Some time ago, I chanced upon a commentary on flying with SIA. It read “How would you define traveling in luxury and style? How would you like to be pampered like this during your flight? On the mahogany wood table in front of him, a recently released Hollywood movie was playing on a sleek 23-inch LCD monitor. His luggage was stored under the seat’s ottoman. Later, Smith changed into a special “sleep suit” designed by fashion house Givenchy as a flight attendant in her sarong kebaya uniform turned down his big leather chair for sleeping. Bedding also by Givenchy.” To what degree of opulence do we, as passengers, or for that matter, the carrier, subject upon that limited air time in the sky? I reflected. What do we do about people who can afford the unaffordable luxury like the above? I can’t think of anything we can do other than being hugely egotistical is a sure-fire way of cultivating repercussions. But I digress, thinking that two rungs down the ladder, i.e. the proletarian or cargo class, would suit me comfortably if what they say about first class is so grand. I may not have the zillions to splash, but I certainly can afford the ‘buy cheap stay rich’ seat. I don't need the kebaya clad lady to make my bed; all I wanted is a reasonable smile for an equally reasonably spacious seat in a reasonable setting. That simple! But I was deprived in the same way that I deprived them of profiting my zillions.
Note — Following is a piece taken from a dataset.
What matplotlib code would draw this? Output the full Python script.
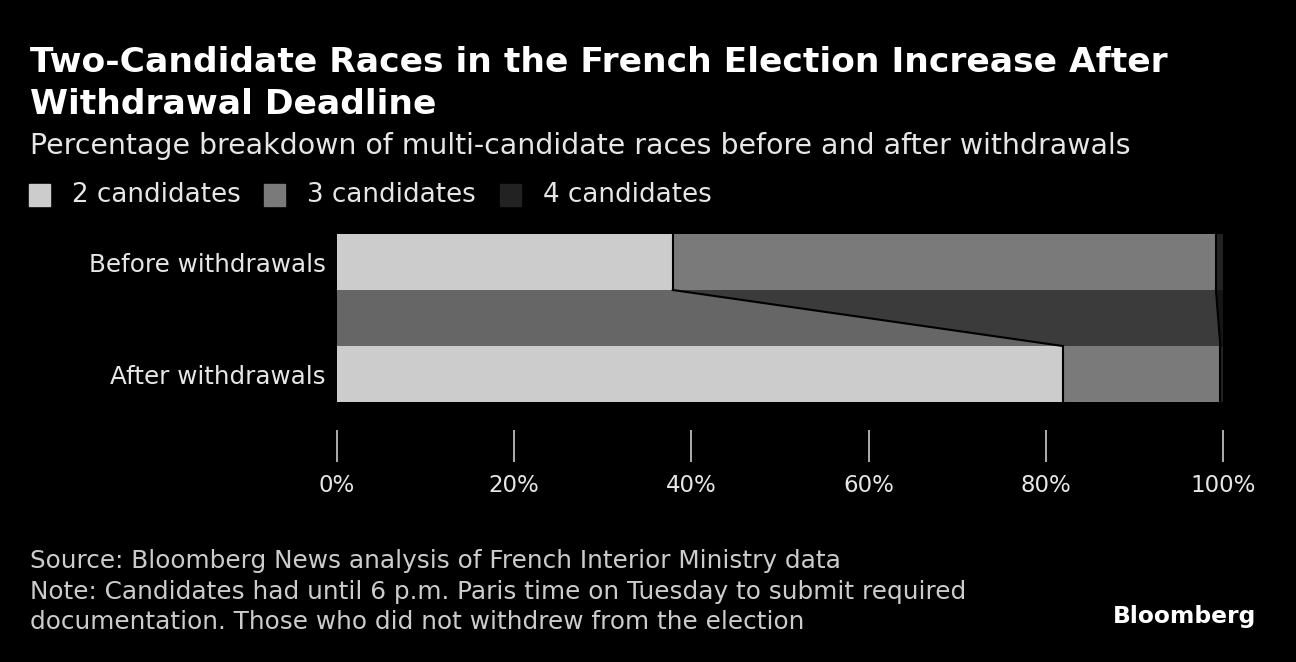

I checked in two and half hours before my flight time, after following what I defined as a meagre queue, only to be given a middle seat. “Sorry Sir, all aisle and window seats are taken”, they explained. How is it possible? I gave up after listening to their rather lame excuses, and ended squashed left and right by two Caucasians with bodies good enough to dam my kampong river. The seats are not designed for the comfort they claimed, nor were they anywhere near those comfy seats with smiling faces we see on TV commercials. Sitting in between two heavyweights, I subjected myself in deep thoughts. Now I understand why Michael Schumacher was paid billions for being squashed in the F1 car. I can see why ancient Chinese emperors are so focus in getting rid of potential wannabies. In my three and half hours of in-flight discomfort, it did cross my mind the various ways in knocking my heavyweights neighbours unconscious. Or the futile thoughts of our seats being broken, causing all of us to be upgraded to first class.

I arrived to Singapore with my shirt being ironed off stubborn wrinkles, and my hair (however little I have) unaltered. Of course, the bad news is, I ended up with a stiff back and swollen foot due to bad circulation of blood. Economy class, they sometime can kill if you are not careful.

On my return flight, I was given the same treatment all over again. Three hours before departure, I still can’t find an aisle seat. The ground crew gave me the emergency row (window) and I accepted it gratefully. What they did not bother to explain was the window seat has limited leg room. Or probably they had wanted, but took the liberty of letting the crew explain the misfortune on their behalf. I ended up sitting with my knee knocking the exit. Why do they have to build such monstrous protrusion when it was meant for emergency exit? Logically, the emergency exit should have the least obstructions, is it not? I don’t know but I featured this in my in-flight hallucination again, “Passengers Knocked Unconscious” made headline, “A handful of passengers were knocked unconscious during the emergency escape on Flight SQ 002, due to bad design of the emergency doors, says expert in aviation



But seriously, folks, I think anything that makes people imagine and hallucinate “sensitive” subjects and hear other points of view has got to be a good thing. And we mustn’t let the rich dictate us from the fact that is cool to have a big, world class carrier here in Asia. What a shame that things have turned out so awkwardly for people, like me, on a ‘maiden’ flight with SIA having given up for many years. One has to sympathize with me who insist that physique and comfortness should be separated. I am only a peasant, looking for a pheasant symbol carrier to provide me a pleasant flight. Is it too much to ask? To say the least, I want more space especially the middle seat.
Equally convinced, I am more a Cathay fan now. At least, they give me an aisle seat without failed, and pampers me to their airport lounges whenever I fly with them.